The six-step cycle (Algorithm 1, HTR)

Each coordinator cycle is a controlled mutation of the tree through a narrow interface:

Observe — re-ground in a structured projection of the tree (frontier, root/global insights, ancestor insights, current best). Makes the tree the authoritative state after context compression, instead of relying on lossy conversation history.
Ideate — under a chosen parent, propose k child hypotheses, each a refinement/alternative/correction. Ideation is conditioned on tree evidence: validated insights are assumptions to build on, pruned nodes are negative constraints, recent reports suggest what's feasible or under-tested.
Select — choose pending nodes to execute. Balance expected utility against the evidence already accumulated around ancestors and siblings. A node may be selected because it has strong prior evidence, because its siblings exposed an unresolved ambiguity, or because its failure would clarify an important assumption. Selection is frontier control under partial, delayed feedback — not raw score maximization.
Dispatch — selected hypotheses go to independent executors in fresh worktrees. Parallel sibling execution yields comparative evidence within one direction, which feeds later pruning and abstraction.
Backpropagate — write each executor's evidence into its leaf, then update insights along the path to the root. The propagated signal is not just a scalar: it includes causal attributions, applicability conditions, and reusable lessons. A leaf-level data-interface mismatch can become a direction-level constraint and then a global prior.
Decide — continue expanding a direction, prune a falsified subtree, or attempt a merge. Promotion is guarded by the held-out merge gate: the candidate is evaluated on E_test in a fresh worktree and merged into M_best only if it improves under O. This separates exploratory success on E_dev from verified artifact-level progress.

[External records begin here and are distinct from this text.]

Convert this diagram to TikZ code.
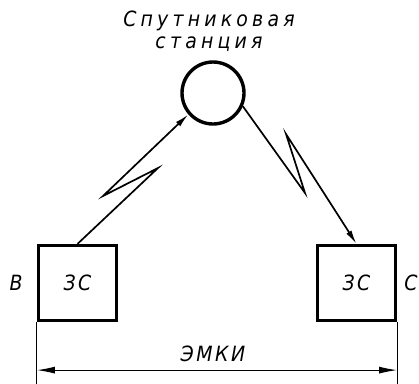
\documentclass[tikz,border=0pt]{standalone}
\usepackage{fontspec}
\newfontfamily\gost[LetterSpace=12]{DejaVu Sans Condensed}
\usetikzlibrary{arrows.meta,calc}

\begin{document}
\begin{tikzpicture}[x=1pt, y=-1pt,
  stn/.style={draw, rectangle, line width=3.2pt, minimum width=78pt, minimum height=75pt, inner sep=0pt, font=\gost\itshape\fontsize{21}{21}\selectfont},
  sat/.style={draw, circle, line width=3.4pt, minimum size=62pt, inner sep=0pt},
  radio/.style={-{Latex[length=14pt, width=6pt]}, line width=1.7pt, line join=miter},
  dim/.style={line width=1.1pt},
  dimarr/.style={{Latex[length=18pt, width=7pt]}-{Latex[length=18pt, width=7pt]}, line width=1.1pt},
  lbl/.style={font=\gost\itshape\fontsize{21}{22}\selectfont, inner sep=0pt}
]
\useasboundingbox (0,0) rectangle (419,383);

\node[sat] (sputnik) at (213,93) {};
\node[lbl, align=center, font=\gost\itshape\addfontfeature{LetterSpace=20}\fontsize{21}{22}\selectfont] (title) at (209,31) {Спутниковая\\станция};

\node[stn] (zsb) at (77.5,283) {ЗС};
\node[stn] (zsc) at (356.5,283) {ЗС};
\node[lbl] (b) at (16,283) {В};
\node[lbl] (c) at (411,283) {С};

% radio links with lightning mark
\coordinate (bz1) at (158,168);
\coordinate (bz2) at (103,196);
\draw[radio] (zsb.north) -- (bz1) -- (bz2) -- (sputnik.221);
\coordinate (cz1) at (305,193);
\coordinate (cz2) at (286,134);
\draw[radio] (sputnik.336) -- (cz1) -- (cz2) -- (zsc.north);

% dimension
\draw[dim] (zsb.south west) -- ++(0,62) coordinate (bl);
\draw[dim] (zsc.south east) -- ++(0,62) coordinate (cl);
\coordinate (da) at ($(zsb.south west)+(0,48)$);
\coordinate (dc) at ($(zsc.south east)+(0,48)$);
\draw[dimarr] (da) -- (dc);
\node[lbl] (emki) at (213,354) {ЭМКИ};
\end{tikzpicture}
\end{document}
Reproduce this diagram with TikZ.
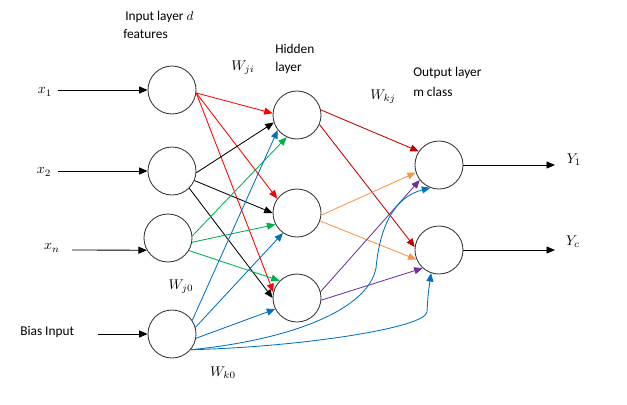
\documentclass[tikz,border=0pt]{standalone}
\usepackage{fontspec}
\setmainfont{Carlito}
\usetikzlibrary{arrows.meta}
\definecolor{WireRed}{RGB}{255,0,0}
\definecolor{WireDark}{RGB}{192,0,0}
\definecolor{WireOrange}{RGB}{247,150,70}
\definecolor{WirePurple}{RGB}{112,48,160}
\definecolor{WireBlue}{RGB}{0,112,192}
\definecolor{WireGreen}{RGB}{0,176,80}

\begin{document}
\begin{tikzpicture}[x=0.025cm,y=-0.025cm,
  neuron/.style={circle,draw=black!80,line width=0.6pt,minimum size=1.2cm,inner sep=0pt},
  wire/.style={line width=0.6pt,-{Triangle[length=6pt,width=5pt]}},
  lbl/.style={font=\fontsize{9.5}{11}\selectfont,inner sep=0pt,anchor=west},
  sym/.style={font=\fontsize{10}{12}\selectfont,inner sep=0pt}]
\useasboundingbox (0,0) rectangle (627,404);

\node[neuron] (I1) at (172,90) {};
\node[neuron] (I2) at (172,171) {};
\node[neuron] (In) at (168,238) {};
\node[neuron] (Ib) at (172,334) {};
\node[neuron] (H1) at (297,115) {};
\node[neuron] (H2) at (297,213) {};
\node[neuron] (H3) at (297,298) {};
\node[neuron] (O1) at (439,165) {};
\node[neuron] (O2) at (439,250) {};

\node[sym] (X1) at (45,92) {$x_1$};
\node[sym] (X2) at (44,172) {$x_2$};
\node[sym] (Xn) at (52,248) {$x_n$};
\node[lbl] (B) at (20,332) {Bias Input};
\node[sym] (Y1) at (574,160) {$Y_1$};
\node[sym] (Yc) at (573,242) {$Y_c$};
\coordinate (X1s) at (58,90);
\coordinate (X2s) at (58,171);
\coordinate (Xns) at (72,250);
\coordinate (Bs) at (98,334);
\coordinate (Y1e) at (555,165);
\coordinate (Yce) at (555,250);

\draw[wire] (X1s) -- (I1);
\draw[wire] (X2s) -- (I2);
\draw[wire] (Xns) -- (In.210);
\draw[wire] (Bs) -- (Ib);
\draw[wire] (O1) -- (Y1e);
\draw[wire] (O2) -- (Yce);

\foreach \a/\b in {I1.-7/H1.176,I1.-7/H2.144,I1.-7/H3.166}
  \draw[wire,WireRed] (\a) -- (\b);
\foreach \a/\b in {I2.-4/H1.198,I2.-23/H2.180,I2.-45/H3.180}
  \draw[wire,black] (\a) -- (\b);
\foreach \a/\b in {In.5/H1.245,In.-10/H2.208,In.-31/H3.135}
  \draw[wire,WireGreen] (\a) -- (\b);
\foreach \a/\b in {Ib.34/H1.218,Ib.16/H2.235,Ib.-10/H3.207}
  \draw[wire,WireBlue] (\a) -- (\b);
\foreach \a/\b in {H1.12/O1.146,H1.-23/O2.173}
  \draw[wire,WireDark] (\a) -- (\b);
\foreach \a/\b in {H2.-5/O1.198,H2.-19/O2.203}
  \draw[wire,WireOrange] (\a) -- (\b);
\foreach \a/\b in {H3.15/O1.218,H3.-5/O2.228}
  \draw[wire,WirePurple] (\a) -- (\b);

\draw[wire,WireBlue] (Ib.-40) .. controls (290,340) and (368,310) .. (376,268) .. controls (380,225) and (395,197) .. (O1.249);
\draw[wire,WireBlue] (Ib.-40) .. controls (300,347) and (425,328) .. (427,312) .. controls (428,295) .. (O2.251);

\node[lbl] at (125,17) {Input layer $d$};
\node[lbl] at (123,34) {features};
\node[lbl] at (275,49) {Hidden};
\node[lbl] at (275,68) {layer};
\node[lbl] at (413,73) {Output layer};
\node[lbl] at (413,92) {m class};
\node[sym] at (243,68) {$W_{ji}$};
\node[sym] at (383,97) {$W_{kj}$};
\node[sym] at (181,287) {$W_{j0}$};
\node[sym] at (223,373) {$W_{k0}$};

\end{tikzpicture}
\end{document}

Empirical lessons (use these to prioritize effort)

From the paper's experiments across six AO tasks (model training, harness engineering, data synthesis) plus MLE-Bench Lite:

Insight feedback is the dominant component. Ablating insight propagation while keeping the tree caused a larger drop than removing the tree entirely (on MLE-Bench Lite: full 81.82% any-medal vs. 54.54% w/o insight feedback vs. 63.64% w/o tree). Hierarchy alone is not enough — a tree without propagated lessons organizes experiments syntactically but provides no semantic memory. Invest your judgment in the abstraction at Backpropagate, not just in generating more hypotheses.
Structured search, not a bigger budget. Arbor used a comparable token budget to single-trajectory baselines (~20–43M tokens) yet got larger held-out gains. The win is in how the budget is organized: maintaining competing hypotheses, isolated execution, comparison, and an updated frontier.
The dev/test split exposes overfitting. Across tasks, many nodes improved dev but only a subset passed the test gate. On Terminal-Bench, the highest-dev candidate was not the best on test. Always report the merged-vs-explored gap honestly; a high-dev/low-test result is evidence of feedback exploitation.
Refinement deepens task understanding. Early nodes test whether a broad mechanism holds; later nodes localize where it stops working; ancestor insights compress these into the constraints the final design must satisfy. Successful proposals are usually evidence-conditioned responses to earlier failures, not fresh guesses.
Lessons transfer. A harness optimized only on one task's dev feedback improved unrelated held-out tasks, indicating HTR discovers generally useful design changes rather than fitting the source benchmark — when, and only when, the merge gate is enforced.
What HTR does not fix. Arbor is strongest at a sequence of concrete refinements once a runnable solution exists. It is weaker when progress requires a genuinely new high-level formulation only weakly connected to the current tree — that still leans on good human task design (the choice of M_0, evaluator, metric, and interface).